School crossing guard hanging up cap|[12/12/05]
Published 12:00 am Monday, December 12, 2005
Some people, after 37 consecutive years of quiet days at work, might hope for a little excitement.
For Kathy Carter, though, after decades of standing in traffic to direct oncoming cars and school buses, excitement would be far down her list.
People do get angry, said the longtime Vicksburg school crossing guard, and have a tendency to drive too fast. Every driver thinks he or she should go first. Sometimes there’s a honk. But in 37 years at four intersections, no one – not even an inexperienced student driver – has ever had so much as a fender-bender under her direction.
Not bad for someone who once couldn’t have navigated a car herself through the traffic she was directing.
“When I put in my application, I didn’t know how to drive and I didn’t own a car,” said Carter, who will hang up her cap and bright yellow vest when school dismisses for Christmas. “Yet I was directing traffic.”
Carter has another distinction.

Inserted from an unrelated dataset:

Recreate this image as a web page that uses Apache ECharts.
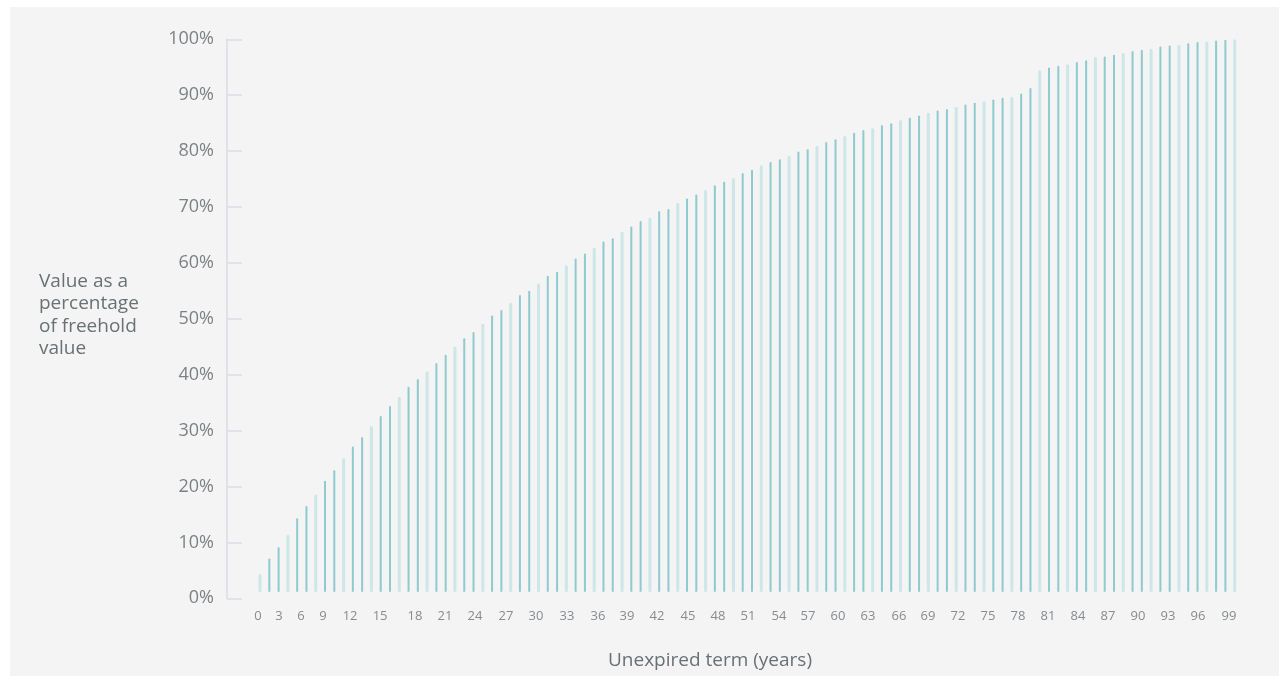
<!DOCTYPE html>
<html><head><meta charset="utf-8">
<script src="https://cdn.jsdelivr.net/npm/echarts@6/dist/echarts.min.js"></script>
<style>
html,body{margin:0;padding:0;background:#ffffff;width:1279px;height:676px;overflow:hidden}
#chart{position:absolute;left:10px;top:7px;width:1269px;height:669px;background:#f4f4f4}
</style></head><body><div id="chart"></div>
<script>
// Bar values (% of freehold value), one per bar, left to right
const values = [
  3.2, 6.0, 8.1, 10.3, 13.3, 15.5, 17.6, 20.1, 22.0, 24.2,
  26.3, 28.0, 30.0, 31.8, 33.6, 35.3, 37.1, 38.5, 39.9, 41.4,
  42.9, 44.4, 45.9, 47.0, 48.5, 50.0, 51.0, 52.3, 53.7, 54.5,
  55.8, 57.2, 57.9, 59.1, 60.3, 61.2, 62.3, 63.4, 64.0, 65.2,
  66.1, 67.1, 67.7, 68.9, 69.3, 70.4, 71.2, 71.9, 72.7, 73.6,
  74.2, 74.9, 75.8, 76.4, 77.2, 77.8, 78.3, 78.9, 79.7, 80.1,
  80.7, 81.4, 81.9, 82.5, 83.1, 83.6, 83.9, 84.5, 84.8, 85.4,
  85.8, 86.2, 86.7, 87.1, 87.4, 87.8, 88.2, 88.5, 88.8, 89.1,
  89.4, 89.6, 90.2, 91.2, 94.4, 94.9, 95.2, 95.5, 95.9, 96.2,
  96.8, 96.9, 97.2, 97.5, 97.9, 98.1, 98.3, 98.7, 98.9, 99.0,
  99.3, 99.5, 99.6, 99.8, 99.9, 100
];
const categories = values.map((v, i) => String(i));
// X tick labels and where they sit along the bar row (in bar-index units)
const tickLabels = ['0','3','6','9','12','15','18','21','24','27','30','33','36','39','42','45','48',
  '51','54','57','60','63','66','69','72','75','78','81','84','87','90','93','96','99'];
const tickPositions = [-0.22, 2.05, 4.42, 6.79, 9.70, 12.93, 16.70, 19.93, 23.16, 26.50, 29.73, 33.07,
  36.41, 39.54, 42.77, 46.11, 49.34, 52.57, 55.91, 59.03, 62.27, 65.50, 68.84, 71.96, 75.19, 78.42,
  81.65, 84.89, 88.12, 91.35, 94.58, 97.81, 101.05, 104.39];
const yTitle = 'Value as a\npercentage\nof freehold\nvalue';
const xTitle = 'Unexpired term (years)';

const lightData = values.map((v, i) => i % 3 === 0 ? v : '-');
const darkData = values.map((v, i) => i % 3 === 0 ? '-' : v);
const FONT = '"Open Sans", sans-serif';
const axisColor = '#dddae6';

const chart = echarts.init(document.getElementById('chart'), null, {renderer: 'canvas'});
chart.setOption({
  animation: false,
  backgroundColor: '#f4f4f4',
  title: [
    {text: yTitle, left: 29, top: 263.5, padding: 0,
     textStyle: {fontFamily: FONT, fontSize: 19, lineHeight: 22.3, fontWeight: 'normal', color: '#687175'}},
    {text: xTitle, left: 700, top: 641.7, padding: 0, textAlign: 'center',
     textStyle: {fontFamily: FONT, fontSize: 19, lineHeight: 24, fontWeight: 'normal', color: '#687175'}}
  ],
  grid: {left: 245.4, right: 39.7, top: 32.3, bottom: 77.7},
  xAxis: [
    {type: 'category', data: categories, show: false},
    {type: 'category', data: categories, show: false},
    {type: 'value', min: -0.5, max: 105.5, position: 'bottom',
     axisLine: {show: false, onZero: false}, axisTick: {show: false}, splitLine: {show: false},
     axisLabel: {
       customValues: tickPositions,
       margin: 11, fontSize: 13, color: '#868c90', fontFamily: FONT,
       formatter: function (v) {
         let best = 0, d = Infinity;
         tickPositions.forEach((p, i) => { const dd = Math.abs(p - v); if (dd < d) { d = dd; best = i; } });
         return tickLabels[best];
       }
     }}
  ],
  yAxis: [
    {type: 'value', min: 0, max: 100, interval: 10, position: 'left', offset: 28.4,
     axisLine: {show: true, onZero: false, lineStyle: {color: axisColor, width: 1.5}},
     axisTick: {show: true, inside: true, length: 15, lineStyle: {color: axisColor, width: 1.5}},
     splitLine: {show: false},
     axisLabel: {formatter: '{value}%', fontSize: 18, color: '#7b8286', margin: 13, fontFamily: FONT}},
    {type: 'value', min: -1.2, max: 100, show: false}
  ],
  series: [
    {type: 'bar', name: 'light', xAxisIndex: 0, yAxisIndex: 1, data: lightData, barWidth: 3,
     itemStyle: {color: '#cde6e8', borderRadius: [1.5, 1.5, 0, 0]}},
    {type: 'bar', name: 'dark', xAxisIndex: 1, yAxisIndex: 1, data: darkData, barWidth: 2,
     itemStyle: {color: '#8ecacf', borderRadius: [1, 1, 0, 0]}}
  ]
});
</script></body></html>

She was the first black person hired as a school crossing guard. In 1967, there were few minorities employed on public payrolls except as custodians.
But she has been out there, visible, first on Confederate Avenue for Ken Karyl Elementary traffic, then at Grove Street Elementary. Eventually, she moved outside North Vicksburg High when it was on Baldwin Ferry Road and now works at Baldwin Ferry and Mission 66, up the hill and probably the busiest of all school crossings.
Carter reared two daughters and a son in Vicksburg schools – they walked, she said – and directed some of the city’s first integrated buses. Ken Karyl no longer exists. The former North Vicksburg High School became Vicksburg Junior High and Warren Central Junior High is on the same street.
From her perspective, the biggest change over the past four decades has been the number of cars and buses she waves by every day. Vicksburg’s population hasn’t grown since 1967, but the number of residents who own a car – a group that has long included Carter – has. Today, when she stops a lane on Mission 66 to allow an ever-growing series of buses exiting the junior high schools onto the road, the line sometimes builds to more than a dozen cars in the minute or two before Johnson, like raising a flood gate, waves them back along their way.
“It’s just horrible traffic. So many cars, so many buses,” she said. “Every which way on Mission you have cars going to the Catholic school, cars going this way, that way. … When I first started, there weren’t so many cars.”
What hasn’t changed is the daily routine: Carter still gets up every day to be at her intersection when the first cars start rolling into the schools at 7 a.m., and makes it back in time to guide the buses out at 3:30 every afternoon. Some days are brutally hot, some very cold, and some just miserable.
“Some days if it’s just pouring down rain, it’s all in my face and I can’t see,” she said, noting the last strong rainstorm she stood in a few weeks ago. “It was blowing in my face. It was just blowing rain. It was hard. It was really a downpour.”
But Carter makes it out, every day, a task that hasn’t been any easier as she’s gotten older – especially when she also holds a full-time job as a sales associate at McRae’s at Pemberton Square mall, a job she’ll keep after she retires this month.
“It’s a challenge, and I’ve been doing it for so long,” said Carter, who takes a late lunch break at McRae’s to be able to perform her afternoon duty. “It’s really getting stressful…it’s just time for me to retire.”